-- BEGIN Collected data --

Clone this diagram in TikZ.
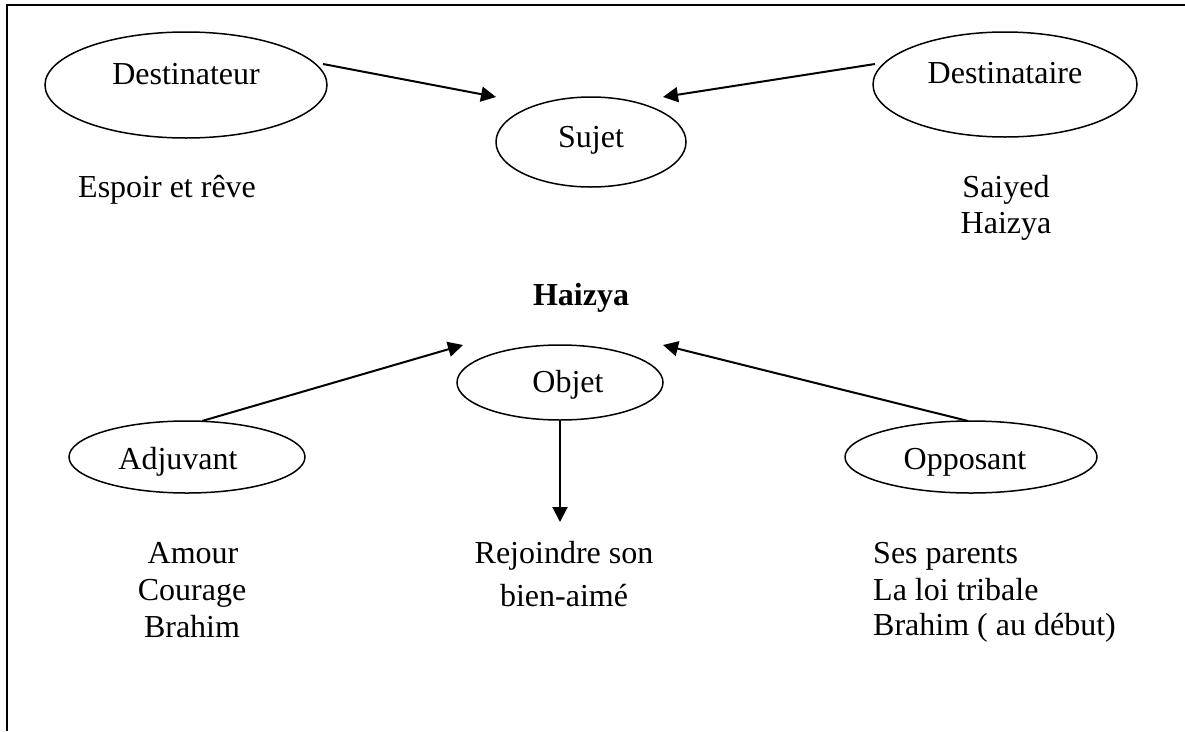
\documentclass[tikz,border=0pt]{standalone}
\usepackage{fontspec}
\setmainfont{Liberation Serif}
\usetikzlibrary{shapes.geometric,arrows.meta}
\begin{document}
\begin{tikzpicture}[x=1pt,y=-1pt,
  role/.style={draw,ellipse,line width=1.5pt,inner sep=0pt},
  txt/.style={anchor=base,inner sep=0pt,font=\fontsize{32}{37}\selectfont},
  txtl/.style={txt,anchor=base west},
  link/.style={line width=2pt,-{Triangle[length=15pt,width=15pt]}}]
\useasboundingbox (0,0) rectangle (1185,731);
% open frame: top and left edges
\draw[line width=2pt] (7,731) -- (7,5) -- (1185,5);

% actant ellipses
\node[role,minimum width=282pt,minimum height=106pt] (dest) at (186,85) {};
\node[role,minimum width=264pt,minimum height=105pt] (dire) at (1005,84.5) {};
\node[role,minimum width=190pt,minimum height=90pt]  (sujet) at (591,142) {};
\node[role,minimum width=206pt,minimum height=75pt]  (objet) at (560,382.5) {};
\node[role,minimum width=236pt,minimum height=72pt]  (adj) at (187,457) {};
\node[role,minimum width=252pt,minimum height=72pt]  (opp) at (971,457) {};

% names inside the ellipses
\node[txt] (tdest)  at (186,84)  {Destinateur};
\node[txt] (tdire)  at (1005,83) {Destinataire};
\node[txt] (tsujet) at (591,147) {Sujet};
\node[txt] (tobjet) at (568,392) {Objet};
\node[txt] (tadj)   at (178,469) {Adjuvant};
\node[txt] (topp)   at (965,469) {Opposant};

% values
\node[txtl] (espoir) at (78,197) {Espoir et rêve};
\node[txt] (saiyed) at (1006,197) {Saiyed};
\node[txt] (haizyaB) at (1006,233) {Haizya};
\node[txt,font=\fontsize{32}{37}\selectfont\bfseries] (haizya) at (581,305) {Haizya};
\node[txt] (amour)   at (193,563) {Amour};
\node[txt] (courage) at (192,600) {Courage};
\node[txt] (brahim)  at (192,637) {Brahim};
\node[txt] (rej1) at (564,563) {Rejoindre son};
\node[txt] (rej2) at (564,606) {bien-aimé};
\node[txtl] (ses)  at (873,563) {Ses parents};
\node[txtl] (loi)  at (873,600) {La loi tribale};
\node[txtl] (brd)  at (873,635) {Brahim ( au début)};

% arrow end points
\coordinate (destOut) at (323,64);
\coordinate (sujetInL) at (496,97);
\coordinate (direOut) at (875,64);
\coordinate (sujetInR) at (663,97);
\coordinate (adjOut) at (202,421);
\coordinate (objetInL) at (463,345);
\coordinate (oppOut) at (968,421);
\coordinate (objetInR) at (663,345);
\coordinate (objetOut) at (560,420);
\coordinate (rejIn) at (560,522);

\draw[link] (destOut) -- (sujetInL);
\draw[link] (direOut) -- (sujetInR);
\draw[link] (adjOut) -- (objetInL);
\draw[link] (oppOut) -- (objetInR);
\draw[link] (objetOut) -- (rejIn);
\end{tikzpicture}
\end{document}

-- END Collected data --

→ Stated goal:
Set down the material above as is, without any pictures.

→ Result:
Clone this diagram in TikZ.
\documentclass[tikz,border=0pt]{standalone}
\usepackage{fontspec}
\setmainfont{Liberation Serif}
\usetikzlibrary{shapes.geometric,arrows.meta}
\begin{document}
\begin{tikzpicture}[x=1pt,y=-1pt,
  role/.style={draw,ellipse,line width=1.5pt,inner sep=0pt},
  txt/.style={anchor=base,inner sep=0pt,font=\fontsize{32}{37}\selectfont},
  txtl/.style={txt,anchor=base west},
  link/.style={line width=2pt,-{Triangle[length=15pt,width=15pt]}}]
\useasboundingbox (0,0) rectangle (1185,731);
% open frame: top and left edges
\draw[line width=2pt] (7,731) -- (7,5) -- (1185,5);

% actant ellipses
\node[role,minimum width=282pt,minimum height=106pt] (dest) at (186,85) {};
\node[role,minimum width=264pt,minimum height=105pt] (dire) at (1005,84.5) {};
\node[role,minimum width=190pt,minimum height=90pt]  (sujet) at (591,142) {};
\node[role,minimum width=206pt,minimum height=75pt]  (objet) at (560,382.5) {};
\node[role,minimum width=236pt,minimum height=72pt]  (adj) at (187,457) {};
\node[role,minimum width=252pt,minimum height=72pt]  (opp) at (971,457) {};

% names inside the ellipses
\node[txt] (tdest)  at (186,84)  {Destinateur};
\node[txt] (tdire)  at (1005,83) {Destinataire};
\node[txt] (tsujet) at (591,147) {Sujet};
\node[txt] (tobjet) at (568,392) {Objet};
\node[txt] (tadj)   at (178,469) {Adjuvant};
\node[txt] (topp)   at (965,469) {Opposant};

% values
\node[txtl] (espoir) at (78,197) {Espoir et rêve};
\node[txt] (saiyed) at (1006,197) {Saiyed};
\node[txt] (haizyaB) at (1006,233) {Haizya};
\node[txt,font=\fontsize{32}{37}\selectfont\bfseries] (haizya) at (581,305) {Haizya};
\node[txt] (amour)   at (193,563) {Amour};
\node[txt] (courage) at (192,600) {Courage};
\node[txt] (brahim)  at (192,637) {Brahim};
\node[txt] (rej1) at (564,563) {Rejoindre son};
\node[txt] (rej2) at (564,606) {bien-aimé};
\node[txtl] (ses)  at (873,563) {Ses parents};
\node[txtl] (loi)  at (873,600) {La loi tribale};
\node[txtl] (brd)  at (873,635) {Brahim ( au début)};

% arrow end points
\coordinate (destOut) at (323,64);
\coordinate (sujetInL) at (496,97);
\coordinate (direOut) at (875,64);
\coordinate (sujetInR) at (663,97);
\coordinate (adjOut) at (202,421);
\coordinate (objetInL) at (463,345);
\coordinate (oppOut) at (968,421);
\coordinate (objetInR) at (663,345);
\coordinate (objetOut) at (560,420);
\coordinate (rejIn) at (560,522);

\draw[link] (destOut) -- (sujetInL);
\draw[link] (direOut) -- (sujetInR);
\draw[link] (adjOut) -- (objetInL);
\draw[link] (oppOut) -- (objetInR);
\draw[link] (objetOut) -- (rejIn);
\end{tikzpicture}
\end{document}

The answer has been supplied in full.